- What is a "good" or "safe" COI for dogs and cats?
- There is no universal threshold, but most geneticists and breed health organizations use these benchmarks as guides: under 6.25% (equivalent to cousins sharing one common grandparent) is generally considered low risk; 6.25–12.5% is moderate and common in many registered breeds; above 12.5% (equivalent to half-sibling or closer matings) carries meaningfully elevated risk of expressing recessive diseases and reduced immune diversity. Some rare or numerically small breeds may accept higher values due to limited gene pools. Always combine COI with health-test results and breed-specific guidance from your kennel or cat fancy club.
- How many generations should I include?
- A 4-generation pedigree captures roughly 85–90% of the total COI in most breeds; 5 generations catches around 95%. Including more generations increases accuracy but requires more information. If a distant ancestor is unknown, leave that field blank — the calculator treats unknown ancestors as unrelated, which slightly understates the true COI rather than overstating it. For health breeding decisions, filling in as many known ancestors as possible in generations 4 and 5 gives the most reliable result.
- Does a higher COI always mean worse health?
- Not automatically, but the statistical risk rises. A higher COI increases the probability that both copies of a gene locus are identical by descent — which amplifies the expression of recessive disorders the breed may carry (hip dysplasia, heart defects, immune conditions, etc.) and tends to reduce heterozygosity in immune system genes (MHC/DLA). However, COI is one tool among several: genetic health panels, OFA/PennHIP certifications, and breed-specific DNA tests remain equally important. Some breeders intentionally use line-breeding at moderate COI to fix desirable traits while monitoring health outcomes closely.
- My ancestors repeat across many positions — is that correct?
- Yes. In line-breeding, a single prominent ancestor (e.g. a famous champion stud) may appear 4, 6, or even 8 times in a 5-generation pedigree.

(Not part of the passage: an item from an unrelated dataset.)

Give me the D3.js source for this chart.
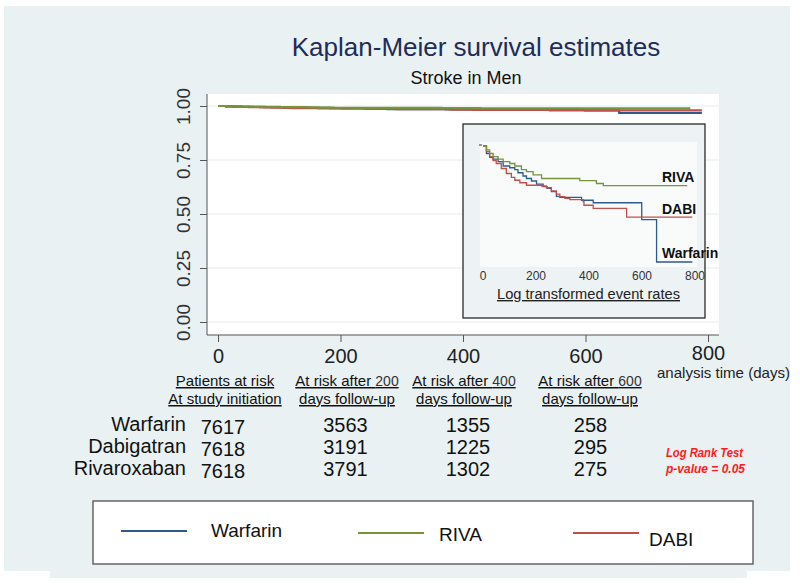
<!DOCTYPE html>
<html><head><meta charset="utf-8">
<script src="https://cdn.jsdelivr.net/npm/d3@7"></script>
<style>body{margin:0;background:#fff}svg{display:block}text{font-family:"Liberation Sans",Arial,sans-serif}</style>
</head><body><div id="chart"></div>
<script>
// ---------- data ----------
const seriesNames = ["Warfarin", "RIVA", "DABI"];
const seriesColors = ["#2f5a8c", "#77933c", "#c0504d"];
// survival estimates: day, survival
const warfarinDays = [0, 13, 25, 38, 57, 76, 101, 120, 132, 151, 164, 183, 202, 227, 242, 258, 277, 290, 372, 416, 599, 655, 790];
const warfarinSurv = [1, .9979, .9968, .9963, .9956, .9944, .9939, .9934, .9925, .9916, .9909, .9902, .9893, .9886, .9881, .9872, .9859, .9856, .9848, .9841, .9794, .9675, .9675];
const rivaDays = [0, 13, 25, 38, 57, 76, 101, 120, 145, 164, 189, 221, 365, 428, 454, 771];
const rivaSurv = [1, .9989, .9979, .9970, .9963, .9956, .9951, .9944, .9934, .9928, .9919, .9909, .9903, .9895, .9889, .9889];
const dabiDays = [0, 13, 25, 38, 50, 69, 88, 107, 120, 139, 164, 221, 239, 258, 277, 290, 309, 328, 378, 381, 416, 542, 790];
const dabiSurv = [1, .9984, .9970, .9959, .9951, .9937, .9923, .9912, .9904, .9897, .9890, .9888, .9883, .9874, .9865, .9858, .9853, .9850, .9844, .9834, .9825, .9801, .9801];

const yTicks = [0, 0.25, 0.5, 0.75, 1];
const xTicks = [0, 200, 400, 600, 800];
const insetTicks = [0, 200, 400, 600, 800];

const riskGroups = ["Warfarin", "Dabigatran", "Rivaroxaban"];
const riskDays = [0, 200, 400, 600];
const atRisk0 = [7617, 7618, 7618];
const atRisk200 = [3563, 3191, 3791];
const atRisk400 = [1355, 1225, 1302];
const atRisk600 = [258, 295, 275];
const riskHeader1 = ["Patients at risk", "At risk after ", "At risk after ", "At risk after "];
const riskHeaderNum = ["", "200", "400", "600"];
const riskHeader2 = ["At study initiation", "days follow-up", "days follow-up", "days follow-up"];

// ---------- build ----------
const W = 800, H = 584;
const svg = d3.select("#chart").append("svg").attr("width", W).attr("height", H);

svg.append("rect").attr("x", 4).attr("y", 6).attr("width", 786).attr("height", 565).attr("fill", "#e9f1f3");
svg.append("rect").attr("x", 50).attr("y", 570).attr("width", 697).attr("height", 8).attr("fill", "#e9f1f3");

// titles
svg.append("text").attr("x", 476).attr("y", 56).attr("text-anchor", "middle")
  .attr("font-size", 26).attr("fill", "#1f2c55").text("Kaplan-Meier survival estimates");
svg.append("text").attr("x", 466).attr("y", 84).attr("text-anchor", "middle")
  .attr("font-size", 18).attr("fill", "#111").text("Stroke in Men");

// main plot
const pL = 207, pR = 719, pT = 94, pB = 335;
const x = d3.scaleLinear().domain([0, 800]).range([218, 708]);
const y = d3.scaleLinear().domain([0, 1]).range([322, 106]);

svg.append("rect").attr("x", pL).attr("y", pT).attr("width", pR - pL).attr("height", pB - pT).attr("fill", "#fff");
svg.append("g").selectAll("line").data(yTicks).join("line")
  .attr("x1", pL).attr("x2", pR).attr("y1", d => y(d)).attr("y2", d => y(d))
  .attr("stroke", "#e3ecef").attr("stroke-width", 1);

const yAxis = svg.append("g").attr("transform", `translate(${pL},0)`)
  .call(d3.axisLeft(y).tickValues(yTicks).tickFormat(d3.format(".2f")).tickSize(7).tickSizeOuter(0));
yAxis.select(".domain").attr("d", `M0,${pT}V${pB}`).attr("stroke", "#555");
yAxis.selectAll(".tick line").attr("stroke", "#555");
yAxis.selectAll(".tick text").attr("font-size", 19).attr("fill", "#333")
  .attr("font-family", "Liberation Sans, Arial, sans-serif")
  .attr("transform", "rotate(-90)").attr("x", 0).attr("y", -17).attr("dy", 0).attr("text-anchor", "middle");

const xAxis = svg.append("g").attr("transform", `translate(0,${pB})`)
  .call(d3.axisBottom(x).tickValues(xTicks).tickFormat(d3.format("d")).tickSize(7).tickSizeOuter(0));
xAxis.select(".domain").attr("d", `M${pL},0H${pR}`).attr("stroke", "#555");
xAxis.selectAll(".tick line").attr("stroke", "#555");
xAxis.selectAll(".tick text").attr("font-size", 20).attr("fill", "#222")
  .attr("font-family", "Liberation Sans, Arial, sans-serif")
  .attr("y", d => d === 800 ? 11 : 14).attr("dy", "0.71em");

svg.append("text").attr("x", 657).attr("y", 378).attr("font-size", 14.5).attr("fill", "#222")
  .attr("textLength", 133).attr("lengthAdjust", "spacingAndGlyphs")
  .text("analysis time (days)");

const series = [
  {name: "Warfarin", days: warfarinDays, surv: warfarinSurv, color: seriesColors[0]},
  {name: "DABI", days: dabiDays, surv: dabiSurv, color: seriesColors[2]},
  {name: "RIVA", days: rivaDays, surv: rivaSurv, color: seriesColors[1]}
];
const mainLine = d3.line().curve(d3.curveStepAfter).x(d => x(d[0])).y(d => y(d[1]));
svg.append("g").selectAll("path").data(series).join("path")
  .attr("d", s => mainLine(s.days.map((d, i) => [d, s.surv[i]])))
  .attr("fill", "none").attr("stroke", s => s.color).attr("stroke-width", 2.2);

// inset
const iL = 463, iT = 124, iR = 705, iB = 318;
svg.append("rect").attr("x", iL).attr("y", iT).attr("width", iR - iL).attr("height", iB - iT)
  .attr("fill", "#edf2f4").attr("stroke", "#2a2a2a").attr("stroke-width", 1.3);
svg.append("rect").attr("x", 480).attr("y", 142).attr("width", 217).attr("height", 125).attr("fill", "#f9fbfb");
const ix = d3.scaleLinear().domain([0, 800]).range([483, 695]);
const iy = d3.scaleLinear().domain([0, 0.0325]).range([146, 262]);
svg.append("line").attr("x1", 479).attr("x2", 482).attr("y1", 145).attr("y2", 145).attr("stroke", "#333");
const insetLine = d3.line().curve(d3.curveStepAfter).x(d => ix(d[0])).y(d => iy(1 - d[1]));
svg.append("g").selectAll("path").data(series).join("path")
  .attr("d", s => insetLine(s.days.map((d, i) => [d, s.surv[i]])))
  .attr("fill", "none").attr("stroke", s => s.color).attr("stroke-width", 1.3);
svg.append("g").selectAll("text").data(insetTicks).join("text")
  .attr("x", d => ix(d)).attr("y", 280).attr("text-anchor", "middle")
  .attr("font-size", 12).attr("fill", "#333").text(d => d);
svg.append("text").attr("x", 497).attr("y", 299)
  .attr("fill", "#222").attr("text-decoration", "underline")
  .attr("font-family", "Open Sans, sans-serif").attr("font-size", 14)
  .attr("textLength", 183).attr("lengthAdjust", "spacingAndGlyphs")
  .text("Log transformed event rates");
const insetLabels = [["RIVA", 177], ["DABI", 209], ["Warfarin", 253]];
svg.append("g").selectAll("text").data(insetLabels).join("text")
  .attr("x", 662).attr("y", d => d[1] + 5).attr("font-size", 14).attr("font-weight", "bold")
  .attr("fill", "#111").text(d => d[0]);

// risk table
const colX = riskDays.map(d => x(d) + 5);
const hdrX = [225, 347, 464, 590];
const hdr = svg.append("g");
riskHeader1.forEach((t, i) => {
  const tx = hdr.append("text").attr("x", hdrX[i]).attr("y", 386).attr("text-anchor", "middle")
    .attr("font-size", 15).attr("fill", "#111").attr("text-decoration", "underline");
  tx.append("tspan").text(t);
  if (riskHeaderNum[i]) tx.append("tspan").attr("font-size", 14).attr("fill", "#333").text(riskHeaderNum[i]);
  hdr.append("text").attr("x", hdrX[i]).attr("y", 404).attr("text-anchor", "middle")
    .attr("font-size", 15).attr("fill", "#111").attr("text-decoration", "underline").text(riskHeader2[i]);
});
const rowY = [432, 454, 476];
const cols = [atRisk0, atRisk200, atRisk400, atRisk600];
riskGroups.forEach((g, r) => {
  svg.append("text").attr("x", 186).attr("y", rowY[r] - 1).attr("text-anchor", "end")
    .attr("font-size", 20).attr("fill", "#111").text(g);
  cols.forEach((c, ci) => {
    svg.append("text").attr("x", colX[ci]).attr("y", rowY[r] + (ci === 0 ? 2 : 0)).attr("text-anchor", "middle")
      .attr("font-size", 20).attr("fill", "#111").text(c[r]);
  });
});
svg.append("text").attr("x", 666).attr("y", 457).attr("font-size", 13).attr("font-weight", "bold")
  .attr("font-style", "italic").attr("fill", "#ff1a1a")
  .attr("textLength", 77).attr("lengthAdjust", "spacingAndGlyphs").text("Log Rank Test");
svg.append("text").attr("x", 666).attr("y", 473).attr("font-size", 13).attr("font-weight", "bold")
  .attr("font-style", "italic").attr("fill", "#ff1a1a")
  .attr("textLength", 79).attr("lengthAdjust", "spacingAndGlyphs").text("p-value = 0.05");

// legend
svg.append("rect").attr("x", 93).attr("y", 501).attr("width", 660).attr("height", 63)
  .attr("fill", "#fff").attr("stroke", "#666").attr("stroke-width", 1.5);
const legendItems = [
  {name: seriesNames[0], color: seriesColors[0], lx: 121, ly: 531, tx: 211, ty: 537},
  {name: seriesNames[1], color: seriesColors[1], lx: 358, ly: 533, tx: 439, ty: 541},
  {name: seriesNames[2], color: seriesColors[2], lx: 573, ly: 533, tx: 649, ty: 546}
];
const lg = svg.append("g").selectAll("g").data(legendItems).join("g");
lg.append("line").attr("x1", d => d.lx).attr("x2", d => d.lx + 66).attr("y1", d => d.ly).attr("y2", d => d.ly)
  .attr("stroke", d => d.color).attr("stroke-width", 2);
lg.append("text").attr("x", d => d.tx).attr("y", d => d.ty).attr("font-size", 19).attr("fill", "#111").text(d => d.name);
</script></body></html>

The Wright formula correctly accounts for all independent paths through a repeated ancestor — each occurrence contributes to COI separately. The calculator identifies every position where a name appears, finds every distinct connecting path, and sums their contributions. If you see a name highlighted in yellow across multiple input fields, that individual is driving COI.
- Why does this calculator require exact name matching?
- The path coefficient method depends on correctly identifying which individuals appear on both the sire's side and the dam's side of the pedigree. The calculator normalises names by trimming spaces and ignoring capitalisation, but it cannot infer that "Ch Buddy v Haus" and "Champion Buddy vom Haus" are the same dog. Use a consistent registered name or a short nickname that you type identically in every position. If you use a breed registry database (AKC, FCI, GCCF, TICA, etc.), copying the exact registered name avoids ambiguity.